In 988, Prince Vladimir of Kiev was Baptized and embraced the Christian faith. Among his first acts as a Christian ruler were to tithe his wealth to the Church and the poor, and to outlaw capital punishment and torture. It is said that the Bishops advising him counseled him that he might need to keep the torture in order to rule effectively.
This anecdote has always brought a wry smile to my face, it seems so quaint. Of course torture is not quaint, nor is it medieval. It is quite common in the so-called modern world and has recently moved to the front pages as the US has pulled the veil of secrecy back from its interrogation techniques in its war against terror. I have been interested to watch the reaction to all of this on social media. Many friends have reacted with moral outrage. Others, particularly those whose politics are conservative, have posted supportive pictures and thoughts. Christians find themselves on both sides of the question.
But there isn’t really a question. Prince Vladimir was right and the bishops advising him were scandalously practical. Their fear is apparently a modern fear: what if the lack of torture doesn’t work? Our enemies are dangerous and the lives of the innocent are at stake.

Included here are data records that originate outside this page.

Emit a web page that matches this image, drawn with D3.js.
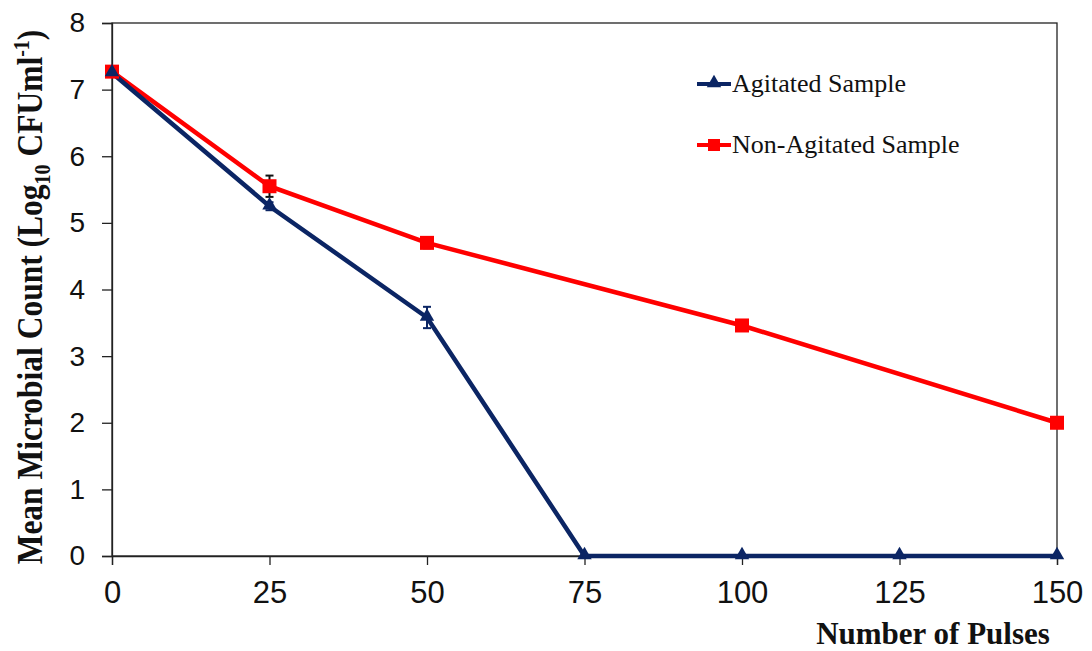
<!DOCTYPE html>
<html><head><meta charset="utf-8">
<script src="https://cdn.jsdelivr.net/npm/d3@7"></script>
<style>body{margin:0;background:#fff}svg{display:block}</style>
</head><body>
<svg id="c" width="1092" height="651"></svg>
<script>
const pulses = [0, 25, 50, 75, 100, 125, 150];
const agitated = [7.25, 5.25, 3.58, 0, 0, 0, 0];
const agitatedErr = [0, 0.06, 0.16, 0, 0, 0, 0];
const nonPulses = [0, 25, 50, 100, 150];
const nonAgitated = [7.27, 5.55, 4.70, 3.46, 2.0];
const nonAgitatedErr = [0, 0.16, 0.08, 0, 0];
const xTicks = [0, 25, 50, 75, 100, 125, 150];
const yTicks = [0, 1, 2, 3, 4, 5, 6, 7, 8];

const svg = d3.select('#c');
const L = 112, R = 1057, T = 23, B = 556;
const x = d3.scaleLinear().domain([0, 150]).range([L, R]);
const y = d3.scaleLinear().domain([0, 8]).range([B, T]);

// frame
svg.append('rect').attr('x', L).attr('y', T).attr('width', R - L).attr('height', B - T)
  .attr('fill', 'none').attr('stroke', '#222').attr('stroke-width', 1.3);

const xa = svg.append('g').attr('transform', `translate(0,${B})`)
  .call(d3.axisBottom(x).tickValues(xTicks).tickSize(9).tickPadding(10).tickFormat(d3.format('d')));
const ya = svg.append('g').attr('transform', `translate(${L},0)`)
  .call(d3.axisLeft(y).tickValues(yTicks).tickSize(10).tickPadding(17).tickFormat(d3.format('d')));
[xa, ya].forEach(a => {
  a.select('.domain').attr('stroke', '#222').attr('stroke-width', 1.3);
  a.selectAll('.tick line').attr('stroke', '#222').attr('stroke-width', 1.3);
  a.selectAll('.tick text').attr('font-family', 'Liberation Sans, Arial, sans-serif')
    .attr('fill', '#111');
});
ya.selectAll('.tick text').attr('font-size', 28);
xa.selectAll('.tick text').attr('font-size', 31).attr('y', 47).attr('dy', 0);

const navy = '#0b2564', red = '#ff0000';
const line = d3.line().x(d => x(d[0])).y(d => y(d[1]));

const agData = pulses.map((p, i) => [p, agitated[i], agitatedErr[i]]);
const naData = nonPulses.map((p, i) => [p, nonAgitated[i], nonAgitatedErr[i]]);

function errBars(data, color) {
  const g = svg.append('g').attr('stroke', color).attr('stroke-width', 2);
  data.filter(d => d[2] > 0).forEach(d => {
    const cx = x(d[0]);
    g.append('line').attr('x1', cx).attr('x2', cx).attr('y1', y(d[1] + d[2])).attr('y2', y(d[1] - d[2]));
    g.append('line').attr('x1', cx - 4).attr('x2', cx + 4).attr('y1', y(d[1] + d[2])).attr('y2', y(d[1] + d[2]));
    g.append('line').attr('x1', cx - 4).attr('x2', cx + 4).attr('y1', y(d[1] - d[2])).attr('y2', y(d[1] - d[2]));
  });
}

svg.append('path').datum(naData).attr('d', line).attr('fill', 'none')
  .attr('stroke', red).attr('stroke-width', 4.5);
svg.append('path').datum(agData).attr('d', line).attr('fill', 'none')
  .attr('stroke', navy).attr('stroke-width', 4.5);

errBars(naData, '#111');
svg.selectAll('.sq').data(naData).enter().append('rect')
  .attr('x', d => x(d[0]) - 7).attr('y', d => y(d[1]) - 7)
  .attr('width', 14).attr('height', 14).attr('fill', red);

errBars(agData, navy);
const tri = d3.symbol().type(d3.symbolTriangle).size(90);
svg.selectAll('.tr').data(agData).enter().append('path')
  .attr('d', tri).attr('transform', d => `translate(${x(d[0])},${y(d[1]) - 1})`).attr('fill', navy);

// legend
const serif = 'Liberation Serif, Times New Roman, serif';
const lg = svg.append('g');
lg.append('line').attr('x1', 697).attr('x2', 731).attr('y1', 84).attr('y2', 84).attr('stroke', navy).attr('stroke-width', 4);
lg.append('path').attr('d', tri).attr('transform', 'translate(714,83)').attr('fill', navy);
lg.append('text').attr('x', 732).attr('y', 92).text('Agitated Sample')
  .attr('font-family', serif).attr('font-size', 26).attr('fill', '#111');
lg.append('line').attr('x1', 697).attr('x2', 731).attr('y1', 145).attr('y2', 145).attr('stroke', red).attr('stroke-width', 4);
lg.append('rect').attr('x', 708).attr('y', 139).attr('width', 12).attr('height', 12).attr('fill', red);
lg.append('text').attr('x', 732).attr('y', 153).text('Non-Agitated Sample')
  .attr('font-family', serif).attr('font-size', 26).attr('fill', '#111');

// axis titles
svg.append('text').attr('x', 933).attr('y', 644).attr('text-anchor', 'middle')
  .attr('font-family', serif).attr('font-weight', 'bold')
  .attr('font-size', 31).attr('fill', '#111').text('Number of Pulses');

const yt = svg.append('text').attr('transform', 'translate(42,297) scale(1.15,1) rotate(-90)').attr('text-anchor', 'middle')
  .attr('font-family', serif).attr('font-weight', 'bold')
  .attr('font-size', 31.5).attr('fill', '#111');
yt.append('tspan').text('Mean Microbial Count (Log');
yt.append('tspan').text('10').attr('font-size', 20).attr('dy', 7);
yt.append('tspan').text(' CFUml').attr('dy', -7);
yt.append('tspan').text('-1').attr('font-size', 20).attr('dy', -11);
yt.append('tspan').text(')').attr('dy', 11);
</script>
</body></html>
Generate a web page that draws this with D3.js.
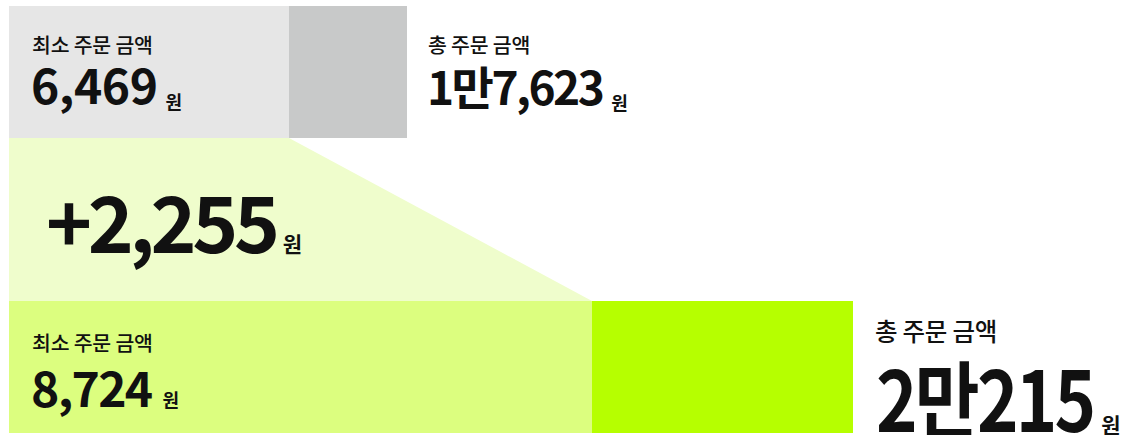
<!DOCTYPE html>
<html>
<head>
<meta charset="utf-8">
<script src="https://cdn.jsdelivr.net/npm/d3@7"></script>
<style>
  body { margin: 0; background: #fff; }
  text { font-family: "Noto Sans CJK KR", "Noto Sans", sans-serif; fill: #111; }
</style>
</head>
<body>
<div id="chart"></div>
<script>
// data
var rows = ["before", "after"];
var minOrder = [6469, 8724];
var totalOrder = [17623, 20215];
var minLabel = "최소 주문 금액";
var totalLabel = "총 주문 금액";
var unit = "원";

var width = 1129, height = 435;

// the bars are a design layout, not to scale: each row gets its own piecewise scale
var barLeft = 9;
var splitX = [289, 592], endX = [407, 853];

var svg = d3.select("#chart")
  .append("svg")
    .attr("width", width)
    .attr("height", height);

var y = d3.scaleBand()
  .domain(rows)
  .range([6, 433])
  .paddingInner(163 / 295);

var x = rows.map(function(r, i) {
  return d3.scaleLinear()
    .domain([0, minOrder[i], totalOrder[i]])
    .range([barLeft, splitX[i], endX[i]]);
});

var fmt = d3.format(",");
function fmtKo(v) {
  var man = Math.floor(v / 10000), rest = v % 10000;
  return (man ? man + "만" : "") + fmt(rest);
}

var minColor = ["#e6e6e6", "#dcfe7f"];
var restColor = ["#c8c9c9", "#b6ff00"];

// connector between the two minimum bars
var yTopEnd = y("before") + y.bandwidth();
var yBotStart = y("after");
svg.append("path")
  .attr("fill", "#effdcc")
  .attr("d", d3.line()([
    [x[0](0), yTopEnd],
    [x[0](minOrder[0]), yTopEnd],
    [x[1](minOrder[1]), yBotStart],
    [x[1](0), yBotStart]
  ]) + "Z");

// bars
rows.forEach(function(r, i) {
  svg.append("rect")
    .attr("x", x[i](0))
    .attr("y", y(r))
    .attr("width", x[i](minOrder[i]) - x[i](0))
    .attr("height", y.bandwidth())
    .attr("fill", minColor[i]);
  svg.append("rect")
    .attr("x", x[i](minOrder[i]))
    .attr("y", y(r))
    .attr("width", x[i](totalOrder[i]) - x[i](minOrder[i]))
    .attr("height", y.bandwidth())
    .attr("fill", restColor[i]);
});

// big number + small 원 unit
function valueText(o) {
  var g = svg.append("g")
    .attr("transform", "translate(" + o.x + "," + o.y + ")");
  var sx = o.sx || 1;
  var num = g.append("text")
    .attr("transform", "scale(" + sx + ",1)")
    .style("font-size", o.size + "px")
    .style("font-weight", 700)
    .style("letter-spacing", o.ls + "em")
    .text(o.text);
  var w = num.node().getComputedTextLength() * sx;
  g.append("text")
    .attr("x", w + o.gap)
    .attr("y", o.dy)
    .style("font-size", o.unitSize + "px")
    .style("font-weight", 700)
    .text(unit);
}

function label(tx, ty, str, size) {
  svg.append("text")
    .attr("x", tx)
    .attr("y", ty)
    .style("font-size", size + "px")
    .style("font-weight", 500)
    .style("letter-spacing", "-0.01em")
    .text(str);
}

// top row
var t0 = y("before");
label(32, t0 + 47, minLabel, 20.5);
valueText({x: 31, y: t0 + 98, text: fmtKo(minOrder[0]), size: 48, ls: -0.01, unitSize: 18, gap: 8, dy: 5});
label(428, t0 + 47, totalLabel, 20.5);
valueText({x: 427, y: t0 + 99, text: fmtKo(totalOrder[0]), size: 46, ls: -0.055, unitSize: 18, gap: 9, dy: 5});

// difference
valueText({x: 46, y: 253, text: "+" + fmt(minOrder[1] - minOrder[0]), size: 78, ls: -0.055, unitSize: 21, gap: 7, dy: -1});

// bottom row
var t1 = y("after");
label(32, t1 + 50, minLabel, 20.5);
valueText({x: 31, y: t1 + 106, text: fmtKo(minOrder[1]), size: 48, ls: -0.035, unitSize: 18, gap: 11, dy: 0});
label(875, t1 + 40, totalLabel, 24.5);
valueText({x: 876, y: t1 + 131, text: fmtKo(totalOrder[1]), size: 84, ls: -0.04, sx: 0.84, unitSize: 21, gap: 8, dy: 1});
</script>
</body>
</html>
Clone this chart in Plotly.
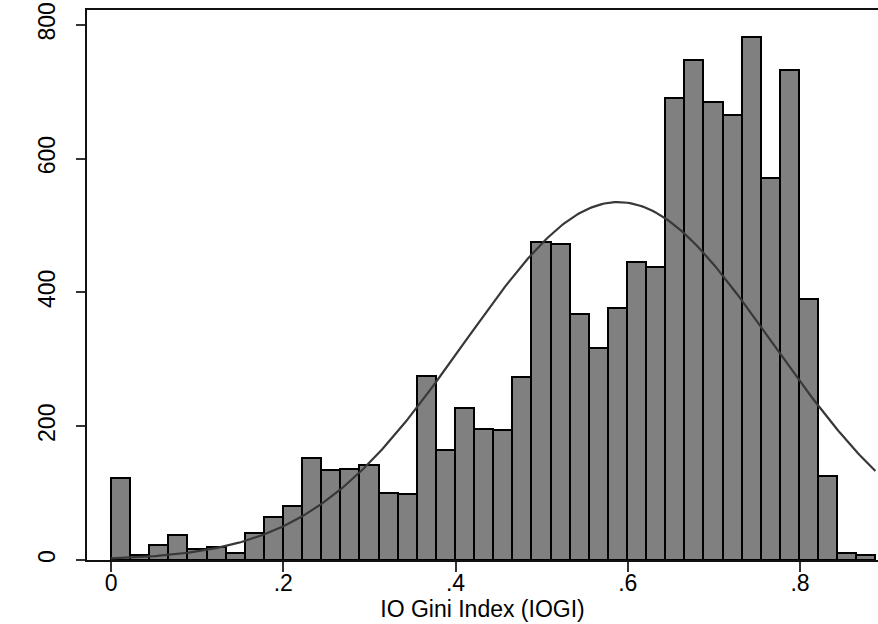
import numpy as np
import plotly.graph_objects as go

# Histogram of IO Gini Index (40 bins), counts
BIN_START = 0.0
BIN_WIDTH = 0.02219
counts = [123, 8, 22, 38, 16, 20, 10, 40, 64, 81,
          153, 134, 136, 142, 100, 99, 275, 164, 227, 196,
          194, 274, 476, 473, 367, 317, 377, 445, 438, 690,
          748, 685, 665, 782, 571, 733, 390, 125, 11, 7]

# Normal density overlay parameters
NORMAL_MEAN = 0.589
NORMAL_SD = 0.179

x_tickvals = [0, 0.2, 0.4, 0.6, 0.8]
x_ticktext = ["0", ".2", ".4", ".6", ".8"]
y_tickvals = [0, 200, 400, 600, 800]
y_ticktext = ["0", "200", "400", "600", "800"]
x_title = "IO Gini Index (IOGI)"

n_bins = len(counts)
centers = [BIN_START + (i + 0.5) * BIN_WIDTH for i in range(n_bins)]
x_min = BIN_START
x_max = BIN_START + n_bins * BIN_WIDTH
total = sum(counts)

xs = np.linspace(x_min, x_max, 300)
dens = total * BIN_WIDTH / (NORMAL_SD * np.sqrt(2 * np.pi)) * np.exp(-0.5 * ((xs - NORMAL_MEAN) / NORMAL_SD) ** 2)

fig = go.Figure()
fig.add_trace(go.Bar(
    x=centers, y=counts, width=BIN_WIDTH,
    marker=dict(color="#808080", line=dict(color="#000000", width=2)),
    hoverinfo="x+y",
))
fig.add_trace(go.Scatter(
    x=xs, y=dens, mode="lines",
    line=dict(color="#383838", width=2.2),
    hoverinfo="skip",
))

font_family = "Liberation Sans, Arial, sans-serif"
fig.update_layout(
    width=878, height=624,
    margin=dict(l=87, r=0, t=10, b=64),
    paper_bgcolor="white", plot_bgcolor="white",
    showlegend=False, bargap=0,
    font=dict(family=font_family, size=23, color="black"),
)
fig.update_xaxes(
    range=[-0.0279, 0.8906],
    tickvals=x_tickvals, ticktext=x_ticktext,
    ticks="outside", ticklen=10, tickwidth=1.5, tickcolor="#333333",
    showline=True, linecolor="#111111", linewidth=2, mirror=True,
    showgrid=False, zeroline=False,
    title=dict(text=x_title, standoff=3, font=dict(size=23)),
    tickfont=dict(size=23), ticklabelstandoff=-9,
)
fig.update_yaxes(
    range=[0, 822],
    tickvals=y_tickvals, ticktext=y_ticktext, tickangle=-90,
    ticks="outside", ticklen=9, tickwidth=1.5, tickcolor="#333333",
    showline=True, linecolor="#111111", linewidth=2, mirror=False,
    showgrid=False, zeroline=False,
    tickfont=dict(size=23), ticklabelstandoff=12,
)

fig.write_html(
    "out.html",
    config={"displayModeBar": False},
    post_script="document.body.style.margin='0';document.body.style.overflow='hidden';",
)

The conversation surrounding all of this (it will disappear as soon as the news cycle moves on) reminds me of several classical problems in ethics. All of them pose the question, “What would you be willing to do to save the life of your loved ones?” It is a tragic question, for in the scenarios of danger that are always suggested, there is no choice that does not yield human suffering – even unimaginable human suffering.
But those nightmare scenarios are not always make-believe. The regular posting of atrocity videos have made us all too aware of the nature of the game.